Risk-Averse Consumers Loosening Up
But while the loans are there, the desire of the average homeowner to finance a big-ticket purchase such as a kitchen or a roof may not be. Many remain wary of taking on what they see as the risk of additional debt obligations. Consumer debt peaked during the third quarter of 2008—at exactly the time when financial institutions were failing—at $12.68 trillion. Five years later, at the end of 2013, it remains 11% below that peak. But indicators point to a less wary attitude toward borrowing and toward risk.
Last year auto lending and mortgage lending increased, though credit card spending did not. “Slow job growth and small wage gains have made many Americans more reluctant to charge goods and services,” notes a story in the Associated Press last year. But some see that changing. “Consumers were saying: We don’t want to take on more debt,” says Bill Simone, vice president of HomePlus Finance, in Los Angeles. “Now it’s swinging the other way.”
Swinging, yes, but it’s not quite there yet. Gone are the days of refinancing the house to make way for a home-improvement purchase, which Berch calls “musical chairs.” Consumers, he says, aren’t taking loans any more that they can’t afford. They recall foreclosures, “and they don’t want to be embarrassed—as they were in 2009 when they thought they had a good credit score and were declined.”
And in any case, the market for home improvement financing may be robust, but many homeowners aren’t even aware of it. Which makes it up to the companies using financing, he says, to train salespeople in how to offer it, build loan products into the sales process, and market around the fact that payment plans are available and are easy to use.

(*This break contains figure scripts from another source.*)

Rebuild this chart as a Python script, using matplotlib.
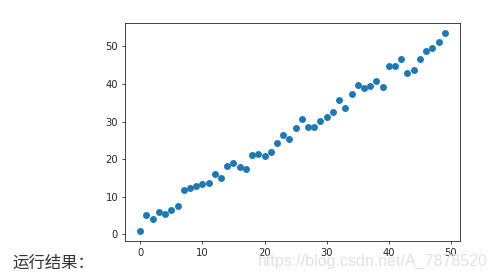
import numpy as np
import matplotlib
matplotlib.use("Agg")
import matplotlib.pyplot as plt

# scatter data
xs = list(range(50))
ys = [0.9, 5.3, 4.0, 6.1, 5.4, 6.4, 7.7, 11.7, 12.4, 13.0,
      13.5, 13.6, 16.0, 14.9, 18.1, 18.9, 17.9, 17.3, 21.1, 21.3,
      20.8, 21.9, 24.3, 26.5, 25.4, 28.3, 30.7, 28.6, 28.6, 30.1,
      31.2, 32.5, 35.7, 33.6, 37.3, 39.7, 38.9, 39.5, 40.8, 39.2,
      44.8, 44.8, 46.7, 42.9, 43.7, 46.7, 48.8, 49.6, 51.2, 53.6]

caption = "运行结果："
watermark = "https://blog.csdn.net/A_7878520"

fig = plt.figure(figsize=(4.95, 2.79), dpi=100)
fig.patch.set_facecolor("white")
ax = fig.add_axes([125 / 495, 1 - 241 / 279, 335 / 495, 218 / 279])

ax.scatter(xs, ys, s=25, color="#1f77b4", linewidths=0)
ax.set_xticks([0, 10, 20, 30, 40, 50])
ax.set_yticks([0, 10, 20, 30, 40, 50])
ax.tick_params(labelsize=7.2, length=2.5, width=0.6, pad=2.5, colors="#262626")
for sp in ax.spines.values():
    sp.set_linewidth(0.6)
    sp.set_color("#262626")

fig.text(12 / 495, 1 - 268 / 279, caption, fontsize=11.8, color="#333333",
         family=["Noto Sans CJK SC", "DejaVu Sans"], va="baseline")
fig.text(258 / 495, 1 - 266 / 279, watermark, fontsize=11.5, color="#e2e2e2",
         family="Liberation Sans", va="baseline")

fig.savefig("out.png", dpi=100, facecolor="white")
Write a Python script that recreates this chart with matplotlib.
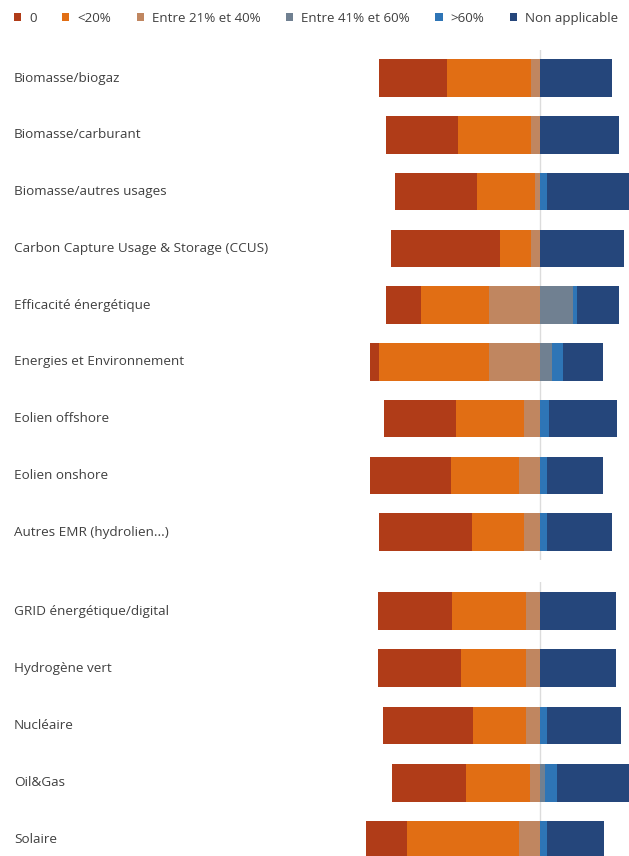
import numpy as np
import matplotlib.pyplot as plt

# categories (two groups, as in the original screenshot)
cats_top = ['Biomasse/biogaz', 'Biomasse/carburant', 'Biomasse/autres usages',
            'Carbon Capture Usage & Storage (CCUS)', 'Efficacité énergétique',
            'Energies et Environnement', 'Eolien offshore', 'Eolien onshore',
            'Autres EMR (hydrolien...)']
cats_bot = ['GRID énergétique/digital', 'Hydrogène vert', 'Nucléaire',
            'Oil&Gas', 'Solaire']

# shares in % per answer
zero_top = [29, 31, 35, 47, 15, 4, 31, 35, 40]
lt20_top = [36, 31, 25, 13, 29, 47, 29, 29, 22]
p21_40_top = [4, 4, 2, 4, 22, 22, 7, 9, 7]
p41_60_top = [0, 0, 0, 0, 14, 5, 0, 0, 0]
gt60_top = [0, 0, 3, 0, 2, 5, 4, 3, 3]
na_top = [31, 34, 35, 36, 18, 17, 29, 24, 28]

zero_bot = [31, 35, 38, 31, 17]
lt20_bot = [31, 27, 22, 27, 47]
p21_40_bot = [6, 6, 6, 4, 9]
p41_60_bot = [0, 0, 0, 2, 0]
gt60_bot = [0, 0, 3, 5, 3]
na_bot = [32, 32, 31, 31, 24]

labels = ['0', '<20%', 'Entre 21% et 40%', 'Entre 41% et 60%', '>60%', 'Non applicable']
colors = ['#B03C18', '#E16E14', '#C08660', '#708091', '#2E75B6', '#25467B']

fig = plt.figure(figsize=(6.29, 8.56), dpi=100)
ax1 = fig.add_axes([0, 0.3453, 1, 0.5967])
ax2 = fig.add_axes([0, 0, 1, 0.3196])


def draw(ax, cats, series, ylim, xlim):
    y = np.arange(len(cats))
    r, o, t, g, b, n = [np.array(s, dtype=float) for s in series]
    left = [-(r + o + t), -(o + t), -t]
    for vals, start, c, lab in zip([r, o, t], left, colors[:3], labels[:3]):
        ax.barh(y, vals, left=start, height=0.66, color=c, label=lab)
    start = np.zeros(len(cats))
    for vals, c, lab in zip([g, b, n], colors[3:], labels[3:]):
        ax.barh(y, vals, left=start, height=0.66, color=c, label=lab)
        start = start + vals
    ax.axvline(0, color='#dcdcdc', lw=1, zorder=0)
    for yi, c in zip(y, cats):
        ax.text(14 / 629, yi, c, transform=ax.get_yaxis_transform(),
                ha='left', va='center', fontsize=9.7, color='#404040',
                family='Open Sans')
    ax.set_xlim(*xlim)
    ax.set_ylim(*ylim)
    ax.axis('off')


draw(ax1, cats_top, [zero_top, lt20_top, p21_40_top, p41_60_top, gt60_top, na_top],
     (8.5, -0.5), (-231.4, 38.1))
draw(ax2, cats_bot, [zero_bot, lt20_bot, p21_40_bot, p41_60_bot, gt60_bot, na_bot],
     (4.28, -0.5), (-226.9, 37.4))

handles, labs = ax1.get_legend_handles_labels()
fig.legend(handles, labs, loc='center left', bbox_to_anchor=(14 / 629, 1 - 18.3 / 856),
           ncol=6, frameon=False, handlelength=0.55, handleheight=0.55,
           handletextpad=0.6, columnspacing=1.9, borderaxespad=0, borderpad=0,
           prop={'family': 'Open Sans', 'size': 9.6})
for txt in fig.legends[0].get_texts():
    txt.set_color('#404040')

fig.savefig('out.png', dpi=100)
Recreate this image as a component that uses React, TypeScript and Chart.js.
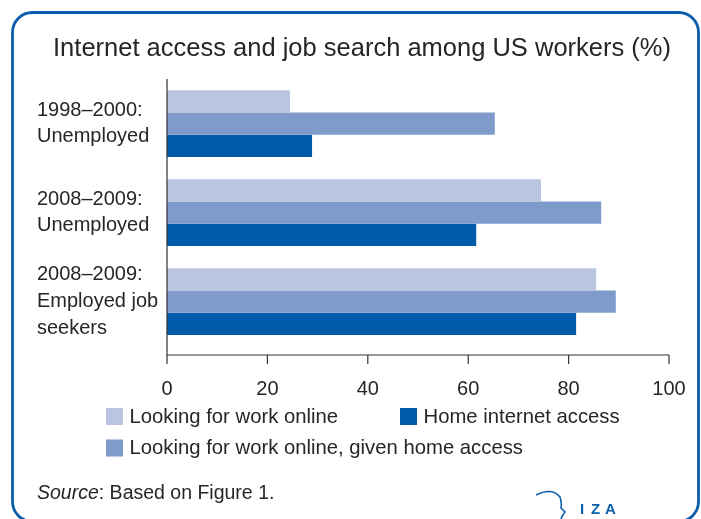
import { useEffect, useRef } from 'react';
import { Chart, registerables } from 'chart.js';

Chart.register(...registerables);

const categories: string[][] = [
  ['1998–2000:', 'Unemployed'],
  ['2008–2009:', 'Unemployed'],
  ['2008–2009:', 'Employed job', 'seekers'],
];
const seriesNames = [
  'Looking for work online',
  'Looking for work online, given home access',
  'Home internet access',
];
const lookingOnline = [24.5, 74.5, 85.5];
const lookingGivenAccess = [65.3, 86.5, 89.4];
const homeAccess = [28.9, 61.6, 81.5];
const xTicks = [0, 20, 40, 60, 80, 100];
const titleText = 'Internet access and job search among US workers (%)';
const sourceLabel = 'Source';
const sourceText = ': Based on Figure 1.';
const logoLetters = ['I', 'Z', 'A'];

const FONT = '"Liberation Sans", Arial, sans-serif';
const TEXT = '#262626';
const FRAME = '#0a5eab';
const COLORS = ['#bac5e2', '#7f9bcc', '#005cab'];

const decorPlugin = {
  id: 'decor',
  afterDraw(chart: any) {
    const { ctx, chartArea, scales } = chart;
    const xs = scales.x;
    const axisY = chartArea.bottom + 9;
    ctx.save();

    // frame
    ctx.strokeStyle = FRAME;
    ctx.lineWidth = 2.8;
    ctx.beginPath();
    ctx.roundRect(12.5, 12.5, 686, 509, 20);
    ctx.stroke();

    // title
    ctx.fillStyle = TEXT;
    ctx.font = `25.5px ${FONT}`;
    ctx.textAlign = 'center';
    ctx.textBaseline = 'alphabetic';
    ctx.fillText(titleText, 362, 56);

    // axes
    ctx.strokeStyle = '#333333';
    ctx.lineWidth = 1.2;
    ctx.beginPath();
    ctx.moveTo(chartArea.left, chartArea.top);
    ctx.lineTo(chartArea.left, axisY);
    ctx.lineTo(chartArea.right, axisY);
    xs.ticks.forEach((t: any) => {
      const px = xs.getPixelForValue(t.value);
      ctx.moveTo(px, axisY);
      ctx.lineTo(px, axisY + 9);
    });
    ctx.stroke();

    // legend
    const items = [
      { ds: 0, x: 106, y: 408 },
      { ds: 2, x: 400, y: 408 },
      { ds: 1, x: 106, y: 439.5 },
    ];
    ctx.font = `20.3px ${FONT}`;
    ctx.textAlign = 'left';
    ctx.textBaseline = 'middle';
    items.forEach((it) => {
      const ds = chart.data.datasets[it.ds];
      ctx.fillStyle = ds.backgroundColor;
      ctx.fillRect(it.x, it.y, 17, 17);
      ctx.fillStyle = TEXT;
      ctx.fillText(ds.label, it.x + 23.5, it.y + 9);
    });

    // source
    ctx.textBaseline = 'alphabetic';
    ctx.font = `italic 19.5px ${FONT}`;
    ctx.fillText(sourceLabel, 37, 499);
    const w = ctx.measureText(sourceLabel).width;
    ctx.font = `19.5px ${FONT}`;
    ctx.fillText(sourceText, 37 + w, 499);

    // logo
    ctx.strokeStyle = FRAME;
    ctx.lineWidth = 1.6;
    ctx.beginPath();
    ctx.moveTo(536, 495);
    ctx.quadraticCurveTo(552, 487, 560, 497);
    ctx.quadraticCurveTo(562, 503, 561, 508);
    ctx.lineTo(565, 512);
    ctx.quadraticCurveTo(562, 515, 561, 519);
    ctx.stroke();
    ctx.fillStyle = FRAME;
    ctx.font = `bold 15px ${FONT}`;
    const lx = [580, 591, 605];
    logoLetters.forEach((ch, i) => ctx.fillText(ch, lx[i], 514));

    ctx.restore();
  },
};

export default function App() {
  const ref = useRef<HTMLCanvasElement | null>(null);
  useEffect(() => {
    if (!ref.current) return;
    const chart = new Chart(ref.current, {
      type: 'bar',
      data: {
        labels: categories as any,
        datasets: [
          { label: seriesNames[0], data: lookingOnline, backgroundColor: COLORS[0] },
          { label: seriesNames[1], data: lookingGivenAccess, backgroundColor: COLORS[1] },
          { label: seriesNames[2], data: homeAccess, backgroundColor: COLORS[2] },
        ],
      },
      options: {
        indexAxis: 'y',
        responsive: false,
        animation: false,
        events: [],
        layout: { padding: { left: 37, right: 32, top: 79, bottom: 113 } },
        datasets: { bar: { categoryPercentage: 0.75, barPercentage: 1.0 } },
        plugins: { legend: { display: false }, title: { display: false }, tooltip: { enabled: false } },
        scales: {
          y: {
            type: 'category',
            grid: { display: false },
            border: { display: false },
            ticks: {
              crossAlign: 'far',
              color: TEXT,
              font: { family: FONT, size: 20, lineHeight: 1.33 },
            },
            afterFit: (s: any) => { s.width = 130; s.paddingTop = 0; s.paddingBottom = 0; },
          },
          x: {
            type: 'linear',
            min: 0,
            max: 100,
            grid: { display: false },
            border: { display: false },
            afterBuildTicks: (s: any) => { s.ticks = xTicks.map((v) => ({ value: v })); },
            ticks: {
              padding: 23.5,
              color: TEXT,
              font: { family: FONT, size: 20 },
            },
            afterFit: (s: any) => { s.height = 60; s.paddingLeft = 0; s.paddingRight = 0; },
          },
        },
      } as any,
      plugins: [decorPlugin],
    });
    return () => chart.destroy();
  }, []);
  return (
    <div style={{ position: 'absolute', left: 0, top: 0, width: 701, height: 519, background: '#fff' }}>
      <canvas ref={ref} width={701} height={519} style={{ display: 'block', width: 701, height: 519 }} />
    </div>
  );
}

That’s what Hullco did earlier this year, promoting five-year/no interest financing in conjunction with the company’s appearance at the Chattanooga home show. “If you look at the furniture and auto industries, they promote no-interest offers all the time,” Brock says. “They’re the best and biggest marketers in the world. They’ve done a ton of market research, and it gets people to the furniture store and the auto dealership. Why wouldn’t it get people to buy windows?”